Home Secretary Alan Johnson has announced changes to student visas that will mean that students will need to have better English; Also, those on shorter courses will only be allowed to work a smaller number of hours in the UK. It is interesting to note that only a week ago UKBA announced a temporary ban on student visa applications from Northern India, Bangladesh and Nepal.
The new requirements since 7 February 2009 are as follows:
- If you are from outside the EU you will need to speak English to a level just below GCSE standard, instead of beginner level English at present
- If you are a student taking a course below degree level you will only be allowed to work for 10 hours a week, instead of the 20 hours presently allowed
- If you are on a short course of under six months you will not be allowed to bring dependants into the UK.
- If you are on a course below degree level your dependants will not be allowed to work
- Visas for courses below degree level with a work placement will only be granted if the institution that you attend is on a new register, the Highly Trusted Sponsors List.
The Home Secretary said that 30% of migrants to the UK gain entry on a student visa. A number of these students take courses at a lower level than degree level. There were 240,000 student visas issued by the UK in 2008/09. A review of the system had been ordered in November 2009. This is despite the fact that the new Tier 4 student visa points based system was only introduced last year.
The UK Government has stated that tougher rules have been brought in to stop people abusing the student visa system to remain illegally in the UK. It should be noted that the UK has benefitted enormously from overseas students. Overseas students provide a substantial income to colleges and Universities. Especially during times of economic growth students and their dependents provide a useful source of new employees.
The opposition party the Conservatives had said that the student visa system had been the "biggest hole in border controls".

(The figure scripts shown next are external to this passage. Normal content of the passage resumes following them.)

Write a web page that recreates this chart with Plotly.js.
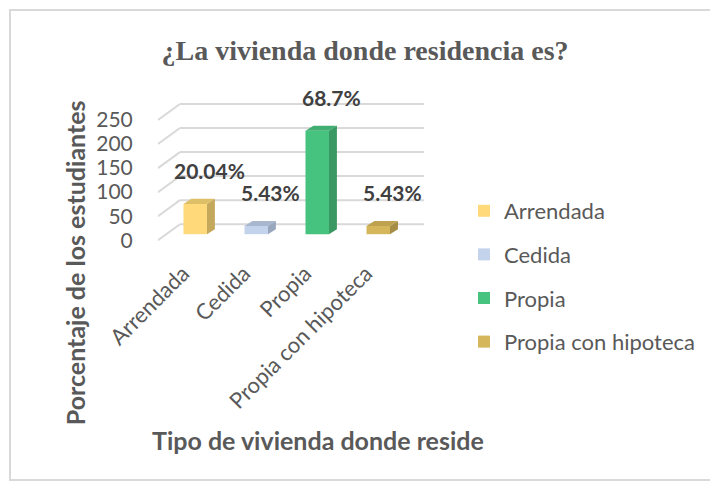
<!DOCTYPE html>
<html>
<head>
<meta charset="utf-8">
<script src="https://cdn.plot.ly/plotly-3.0.1.min.js"></script>
<style>
  html, body { margin: 0; padding: 0; background: #ffffff; }
  #chart { position: absolute; left: 0; top: 0; width: 710px; height: 482px; }
  #frame { position: absolute; left: 9px; top: 9px; width: 720px; height: 468px;
           border: 2px solid #d9d9d9; pointer-events: none; }
</style>
</head>
<body>
<div id="chart"></div>
<div id="frame"></div>
<script>
// ---- data ----
var categories = ["Arrendada", "Cedida", "Propia", "Propia con hipoteca"];
var counts = [63, 17, 215, 17];
var percentLabels = ["20.04%", "5.43%", "68.7%", "5.43%"];
var yTicks = [0, 50, 100, 150, 200, 250];
var frontColors = ["#FFD97A", "#C3D3EB", "#46C37E", "#D5B65A"];
var sideColors = ["#C4A95C", "#98A6BE", "#3A9863", "#A68D45"];
var topColors = ["#DDBF68", "#A8B6CE", "#40AE70", "#BFA24F"];

// ---- pseudo-3D geometry (in axis units) ----
var barWidth = 0.385;
var barBase = 12.5;      // bars sit a bit behind the front plane
var barDX = 0.13, barDY = 10.5;   // bar depth
var wallDX = 0.36, wallDY = 33.3; // back-wall offset
var xMin = -0.61, xMax = 3.75;
var labelShift = -0.2;   // category label anchor shift

var traces = categories.map(function (c, i) {
  return {
    type: "bar",
    x: [i],
    y: [counts[i]],
    base: [barBase],
    width: [barWidth],
    name: c,
    legendgroup: c,
    marker: { color: frontColors[i], line: { width: 0 } },
    hoverinfo: "skip"
  };
});

var shapes = [];
yTicks.forEach(function (t) {
  shapes.push({ type: "line", xref: "x", yref: "y", layer: "below",
    x0: xMin + wallDX, x1: xMax, y0: t + wallDY, y1: t + wallDY,
    line: { color: "#d9d9d9", width: 2 } });
  shapes.push({ type: "line", xref: "x", yref: "y", layer: "below",
    x0: xMin, x1: xMin + wallDX, y0: t, y1: t + wallDY,
    line: { color: "#d9d9d9", width: 2 } });
});
categories.forEach(function (c, i) {
  var xl = i - barWidth / 2, xr = i + barWidth / 2;
  var yb = barBase, yt = barBase + counts[i];
  shapes.push({ type: "path", xref: "x", yref: "y", layer: "above",
    path: "M" + xr + "," + yb + " L" + (xr + barDX) + "," + (yb + barDY) +
          " L" + (xr + barDX) + "," + (yt + barDY) + " L" + xr + "," + yt + " Z",
    fillcolor: sideColors[i], line: { width: 0 } });
  shapes.push({ type: "path", xref: "x", yref: "y", layer: "above",
    path: "M" + xl + "," + yt + " L" + xr + "," + yt +
          " L" + (xr + barDX) + "," + (yt + barDY) + " L" + (xl + barDX) + "," + (yt + barDY) + " Z",
    fillcolor: topColors[i], line: { width: 0 } });
});

var annotations = categories.map(function (c, i) {
  return {
    xref: "x", yref: "y", x: i + 0.23, y: barBase + counts[i] + 70,
    text: "<b>" + percentLabels[i] + "</b>", showarrow: false,
    font: { family: "Lato, sans-serif", size: 21, color: "#404040" },
    xanchor: "center", yanchor: "middle"
  };
});
annotations.push({
  xref: "paper", yref: "paper", x: (318 - 158) / 266, y: (244.8 - 440) / 148.8,
  text: "<b>Tipo de vivienda donde reside</b>", showarrow: false,
  font: { family: "Lato, sans-serif", size: 25, color: "#595959" },
  xanchor: "center", yanchor: "middle"
});
annotations.push({
  xref: "paper", yref: "paper", x: (75 - 158) / 266, y: (244.8 - 263) / 148.8,
  text: "<b>Porcentaje de los estudiantes</b>", showarrow: false, textangle: -90,
  font: { family: "Lato, sans-serif", size: 25, color: "#595959" },
  xanchor: "center", yanchor: "middle"
});

var layout = {
  width: 710, height: 482,
  margin: { l: 158, r: 286.25, t: 96, b: 237.2, pad: 0 },
  paper_bgcolor: "#ffffff", plot_bgcolor: "rgba(0,0,0,0)",
  barmode: "overlay",
  showlegend: true,
  title: {
    text: "<b>¿La vivienda donde residencia es?</b>",
    font: { family: "Liberation Serif, Times New Roman, serif", size: 28, color: "#595959" },
    xref: "container", yref: "container", x: 365 / 710, y: 1 - 50 / 482,
    xanchor: "center", yanchor: "middle"
  },
  xaxis: {
    range: [xMin, xMax], tickvals: categories.map(function (c, i) { return i + labelShift; }),
    ticktext: categories,
    tickangle: -45, showgrid: false, zeroline: false, showline: false,
    ticks: "outside", ticklen: 6, tickcolor: "rgba(0,0,0,0)",
    tickfont: { family: "Lato, sans-serif", size: 22, color: "#595959" },
    fixedrange: true
  },
  yaxis: {
    range: [-10, 300], tickvals: yTicks, ticktext: yTicks.map(String),
    showgrid: false, zeroline: false, showline: false,
    ticks: "outside", ticklen: 20, tickcolor: "rgba(0,0,0,0)",
    tickfont: { family: "Lato, sans-serif", size: 21, color: "#595959" },
    fixedrange: true
  },
  legend: {
    xref: "container", yref: "container",
    x: 464 / 710, xanchor: "left",
    y: 1 - 190 / 482, yanchor: "top",
    maxheight: 400,
    font: { family: "Lato, sans-serif", size: 22, color: "#595959" },
    tracegroupgap: 12, bgcolor: "rgba(0,0,0,0)"
  },
  shapes: shapes,
  annotations: annotations
};

Plotly.newPlot("chart", traces, layout, { displayModeBar: false, staticPlot: true });
</script>
</body>
</html>
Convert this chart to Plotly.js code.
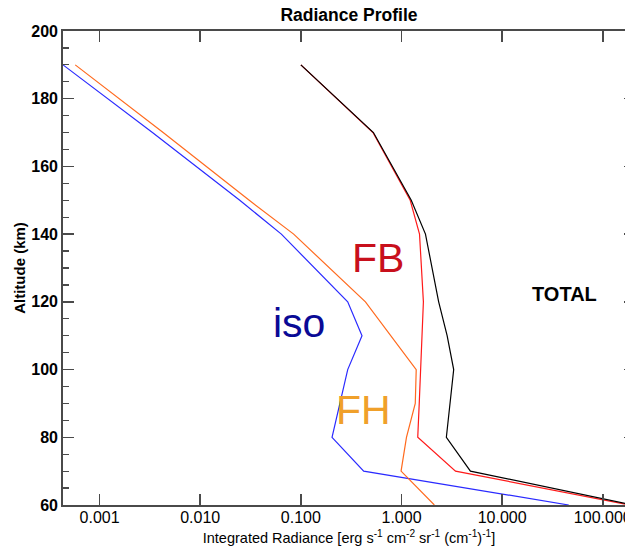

The Home Secretary had the following to say on the BBC's Andrew Marr Show:
"By 2011, we will have the most sophisticated system in the world to check people not just coming into the country but to check they have left as well," he said.
"If you are coming here for a course that is under six months you cannot bring your dependents"
"We are the second most popular location for people going into higher education," he said.
"We have to be careful that we are not damaging a major part of the UK economy, between £5bn and £8bn."
Immigration Minister Phil Woolas on the BBC's Politics Show said that 200 bogus colleges had been closed. He had the following to say:
"Students have foreign national identity cards. We have the e-Border counting in and counting out."
"The latest proposals are a response to the moves by people who are trying to get round the system."